Print all the data, keeping every line exactly as it is.

---------- DATA SHOWN ----------

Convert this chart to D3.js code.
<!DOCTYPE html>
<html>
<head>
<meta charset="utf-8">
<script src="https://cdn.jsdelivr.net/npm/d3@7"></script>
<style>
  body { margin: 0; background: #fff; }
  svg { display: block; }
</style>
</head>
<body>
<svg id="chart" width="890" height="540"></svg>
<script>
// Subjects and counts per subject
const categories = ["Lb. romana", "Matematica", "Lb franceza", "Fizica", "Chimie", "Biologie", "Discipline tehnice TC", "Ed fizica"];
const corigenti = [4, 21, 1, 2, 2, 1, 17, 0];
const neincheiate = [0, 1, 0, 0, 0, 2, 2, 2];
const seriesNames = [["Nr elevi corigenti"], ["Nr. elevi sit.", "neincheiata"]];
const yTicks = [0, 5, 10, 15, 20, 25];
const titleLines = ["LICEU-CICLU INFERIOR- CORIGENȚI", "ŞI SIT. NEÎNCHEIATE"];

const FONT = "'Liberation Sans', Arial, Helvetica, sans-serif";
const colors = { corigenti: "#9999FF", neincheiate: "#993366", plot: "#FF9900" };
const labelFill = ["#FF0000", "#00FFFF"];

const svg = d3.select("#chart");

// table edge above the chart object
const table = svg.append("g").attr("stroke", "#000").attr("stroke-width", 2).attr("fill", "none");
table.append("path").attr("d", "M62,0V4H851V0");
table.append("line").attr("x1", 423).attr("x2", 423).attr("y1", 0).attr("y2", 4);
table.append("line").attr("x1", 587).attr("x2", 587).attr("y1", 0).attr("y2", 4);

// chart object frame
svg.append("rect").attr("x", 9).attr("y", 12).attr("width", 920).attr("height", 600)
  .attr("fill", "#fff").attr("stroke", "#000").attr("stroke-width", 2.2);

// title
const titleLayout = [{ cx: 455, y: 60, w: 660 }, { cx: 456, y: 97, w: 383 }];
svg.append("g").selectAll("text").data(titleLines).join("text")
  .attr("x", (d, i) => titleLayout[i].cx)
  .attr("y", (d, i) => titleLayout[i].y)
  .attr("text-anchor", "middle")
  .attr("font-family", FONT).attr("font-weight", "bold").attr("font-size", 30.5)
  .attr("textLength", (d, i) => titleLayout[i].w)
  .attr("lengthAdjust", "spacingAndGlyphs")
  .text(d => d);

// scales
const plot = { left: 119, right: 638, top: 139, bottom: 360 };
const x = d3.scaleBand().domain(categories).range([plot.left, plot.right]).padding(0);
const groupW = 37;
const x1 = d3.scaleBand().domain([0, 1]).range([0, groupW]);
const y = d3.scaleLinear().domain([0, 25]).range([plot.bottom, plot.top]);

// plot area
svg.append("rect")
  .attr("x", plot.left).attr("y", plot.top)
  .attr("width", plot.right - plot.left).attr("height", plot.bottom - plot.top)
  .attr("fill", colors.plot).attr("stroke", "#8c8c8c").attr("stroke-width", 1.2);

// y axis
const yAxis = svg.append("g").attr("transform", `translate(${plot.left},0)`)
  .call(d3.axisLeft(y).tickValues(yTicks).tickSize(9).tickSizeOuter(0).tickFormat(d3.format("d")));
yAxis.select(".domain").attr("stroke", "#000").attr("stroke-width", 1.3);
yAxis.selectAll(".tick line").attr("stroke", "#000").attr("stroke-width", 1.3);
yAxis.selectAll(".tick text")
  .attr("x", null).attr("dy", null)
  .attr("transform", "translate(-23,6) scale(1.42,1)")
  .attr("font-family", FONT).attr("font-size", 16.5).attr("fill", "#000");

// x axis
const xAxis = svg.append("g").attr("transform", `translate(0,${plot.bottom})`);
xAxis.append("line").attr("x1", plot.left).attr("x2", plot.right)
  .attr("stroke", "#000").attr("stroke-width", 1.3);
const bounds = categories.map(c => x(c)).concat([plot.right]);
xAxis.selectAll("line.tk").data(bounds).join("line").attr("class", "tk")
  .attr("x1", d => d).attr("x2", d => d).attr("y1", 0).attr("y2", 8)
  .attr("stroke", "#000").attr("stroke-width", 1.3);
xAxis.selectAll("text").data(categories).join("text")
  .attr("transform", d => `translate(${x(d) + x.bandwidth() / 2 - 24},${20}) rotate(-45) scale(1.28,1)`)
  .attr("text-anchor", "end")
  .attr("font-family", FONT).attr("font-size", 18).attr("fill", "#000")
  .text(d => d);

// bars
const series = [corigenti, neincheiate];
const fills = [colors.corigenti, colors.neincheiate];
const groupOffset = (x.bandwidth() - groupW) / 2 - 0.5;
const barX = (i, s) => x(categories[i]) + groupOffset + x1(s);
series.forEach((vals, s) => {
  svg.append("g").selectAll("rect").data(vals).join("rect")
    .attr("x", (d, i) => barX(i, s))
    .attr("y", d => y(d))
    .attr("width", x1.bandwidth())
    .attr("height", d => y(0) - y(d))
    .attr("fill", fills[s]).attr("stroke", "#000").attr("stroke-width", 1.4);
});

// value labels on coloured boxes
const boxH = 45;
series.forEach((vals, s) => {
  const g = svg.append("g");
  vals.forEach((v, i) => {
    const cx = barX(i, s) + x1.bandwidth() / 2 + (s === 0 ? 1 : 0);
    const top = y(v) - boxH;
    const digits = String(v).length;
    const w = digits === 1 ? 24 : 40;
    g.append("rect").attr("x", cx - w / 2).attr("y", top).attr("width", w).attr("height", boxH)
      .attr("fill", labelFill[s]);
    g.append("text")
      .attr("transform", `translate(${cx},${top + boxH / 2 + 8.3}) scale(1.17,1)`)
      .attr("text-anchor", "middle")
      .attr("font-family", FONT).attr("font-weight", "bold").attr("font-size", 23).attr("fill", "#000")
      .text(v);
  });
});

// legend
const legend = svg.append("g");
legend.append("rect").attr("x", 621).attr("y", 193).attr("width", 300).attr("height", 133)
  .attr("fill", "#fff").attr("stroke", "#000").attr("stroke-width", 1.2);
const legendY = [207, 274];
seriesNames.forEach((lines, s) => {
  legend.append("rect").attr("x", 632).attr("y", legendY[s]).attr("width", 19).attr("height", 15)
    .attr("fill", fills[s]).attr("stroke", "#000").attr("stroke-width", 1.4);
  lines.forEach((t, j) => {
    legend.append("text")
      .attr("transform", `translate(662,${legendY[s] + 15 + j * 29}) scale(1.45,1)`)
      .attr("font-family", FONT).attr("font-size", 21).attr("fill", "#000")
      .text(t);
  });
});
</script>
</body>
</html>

----------

-- CORRECT RESPONSE --
Convert this chart to D3.js code.
<!DOCTYPE html>
<html>
<head>
<meta charset="utf-8">
<script src="https://cdn.jsdelivr.net/npm/d3@7"></script>
<style>
  body { margin: 0; background: #fff; }
  svg { display: block; }
</style>
</head>
<body>
<svg id="chart" width="890" height="540"></svg>
<script>
// Subjects and counts per subject
const categories = ["Lb. romana", "Matematica", "Lb franceza", "Fizica", "Chimie", "Biologie", "Discipline tehnice TC", "Ed fizica"];
const corigenti = [4, 21, 1, 2, 2, 1, 17, 0];
const neincheiate = [0, 1, 0, 0, 0, 2, 2, 2];
const seriesNames = [["Nr elevi corigenti"], ["Nr. elevi sit.", "neincheiata"]];
const yTicks = [0, 5, 10, 15, 20, 25];
const titleLines = ["LICEU-CICLU INFERIOR- CORIGENȚI", "ŞI SIT. NEÎNCHEIATE"];

const FONT = "'Liberation Sans', Arial, Helvetica, sans-serif";
const colors = { corigenti: "#9999FF", neincheiate: "#993366", plot: "#FF9900" };
const labelFill = ["#FF0000", "#00FFFF"];

const svg = d3.select("#chart");

// table edge above the chart object
const table = svg.append("g").attr("stroke", "#000").attr("stroke-width", 2).attr("fill", "none");
table.append("path").attr("d", "M62,0V4H851V0");
table.append("line").attr("x1", 423).attr("x2", 423).attr("y1", 0).attr("y2", 4);
table.append("line").attr("x1", 587).attr("x2", 587).attr("y1", 0).attr("y2", 4);

// chart object frame
svg.append("rect").attr("x", 9).attr("y", 12).attr("width", 920).attr("height", 600)
  .attr("fill", "#fff").attr("stroke", "#000").attr("stroke-width", 2.2);

// title
const titleLayout = [{ cx: 455, y: 60, w: 660 }, { cx: 456, y: 97, w: 383 }];
svg.append("g").selectAll("text").data(titleLines).join("text")
  .attr("x", (d, i) => titleLayout[i].cx)
  .attr("y", (d, i) => titleLayout[i].y)
  .attr("text-anchor", "middle")
  .attr("font-family", FONT).attr("font-weight", "bold").attr("font-size", 30.5)
  .attr("textLength", (d, i) => titleLayout[i].w)
  .attr("lengthAdjust", "spacingAndGlyphs")
  .text(d => d);

// scales
const plot = { left: 119, right: 638, top: 139, bottom: 360 };
const x = d3.scaleBand().domain(categories).range([plot.left, plot.right]).padding(0);
const groupW = 37;
const x1 = d3.scaleBand().domain([0, 1]).range([0, groupW]);
const y = d3.scaleLinear().domain([0, 25]).range([plot.bottom, plot.top]);

// plot area
svg.append("rect")
  .attr("x", plot.left).attr("y", plot.top)
  .attr("width", plot.right - plot.left).attr("height", plot.bottom - plot.top)
  .attr("fill", colors.plot).attr("stroke", "#8c8c8c").attr("stroke-width", 1.2);

// y axis
const yAxis = svg.append("g").attr("transform", `translate(${plot.left},0)`)
  .call(d3.axisLeft(y).tickValues(yTicks).tickSize(9).tickSizeOuter(0).tickFormat(d3.format("d")));
yAxis.select(".domain").attr("stroke", "#000").attr("stroke-width", 1.3);
yAxis.selectAll(".tick line").attr("stroke", "#000").attr("stroke-width", 1.3);
yAxis.selectAll(".tick text")
  .attr("x", null).attr("dy", null)
  .attr("transform", "translate(-23,6) scale(1.42,1)")
  .attr("font-family", FONT).attr("font-size", 16.5).attr("fill", "#000");

// x axis
const xAxis = svg.append("g").attr("transform", `translate(0,${plot.bottom})`);
xAxis.append("line").attr("x1", plot.left).attr("x2", plot.right)
  .attr("stroke", "#000").attr("stroke-width", 1.3);
const bounds = categories.map(c => x(c)).concat([plot.right]);
xAxis.selectAll("line.tk").data(bounds).join("line").attr("class", "tk")
  .attr("x1", d => d).attr("x2", d => d).attr("y1", 0).attr("y2", 8)
  .attr("stroke", "#000").attr("stroke-width", 1.3);
xAxis.selectAll("text").data(categories).join("text")
  .attr("transform", d => `translate(${x(d) + x.bandwidth() / 2 - 24},${20}) rotate(-45) scale(1.28,1)`)
  .attr("text-anchor", "end")
  .attr("font-family", FONT).attr("font-size", 18).attr("fill", "#000")
  .text(d => d);

// bars
const series = [corigenti, neincheiate];
const fills = [colors.corigenti, colors.neincheiate];
const groupOffset = (x.bandwidth() - groupW) / 2 - 0.5;
const barX = (i, s) => x(categories[i]) + groupOffset + x1(s);
series.forEach((vals, s) => {
  svg.append("g").selectAll("rect").data(vals).join("rect")
    .attr("x", (d, i) => barX(i, s))
    .attr("y", d => y(d))
    .attr("width", x1.bandwidth())
    .attr("height", d => y(0) - y(d))
    .attr("fill", fills[s]).attr("stroke", "#000").attr("stroke-width", 1.4);
});

// value labels on coloured boxes
const boxH = 45;
series.forEach((vals, s) => {
  const g = svg.append("g");
  vals.forEach((v, i) => {
    const cx = barX(i, s) + x1.bandwidth() / 2 + (s === 0 ? 1 : 0);
    const top = y(v) - boxH;
    const digits = String(v).length;
    const w = digits === 1 ? 24 : 40;
    g.append("rect").attr("x", cx - w / 2).attr("y", top).attr("width", w).attr("height", boxH)
      .attr("fill", labelFill[s]);
    g.append("text")
      .attr("transform", `translate(${cx},${top + boxH / 2 + 8.3}) scale(1.17,1)`)
      .attr("text-anchor", "middle")
      .attr("font-family", FONT).attr("font-weight", "bold").attr("font-size", 23).attr("fill", "#000")
      .text(v);
  });
});

// legend
const legend = svg.append("g");
legend.append("rect").attr("x", 621).attr("y", 193).attr("width", 300).attr("height", 133)
  .attr("fill", "#fff").attr("stroke", "#000").attr("stroke-width", 1.2);
const legendY = [207, 274];
seriesNames.forEach((lines, s) => {
  legend.append("rect").attr("x", 632).attr("y", legendY[s]).attr("width", 19).attr("height", 15)
    .attr("fill", fills[s]).attr("stroke", "#000").attr("stroke-width", 1.4);
  lines.forEach((t, j) => {
    legend.append("text")
      .attr("transform", `translate(662,${legendY[s] + 15 + j * 29}) scale(1.45,1)`)
      .attr("font-family", FONT).attr("font-size", 21).attr("fill", "#000")
      .text(t);
  });
});
</script>
</body>
</html>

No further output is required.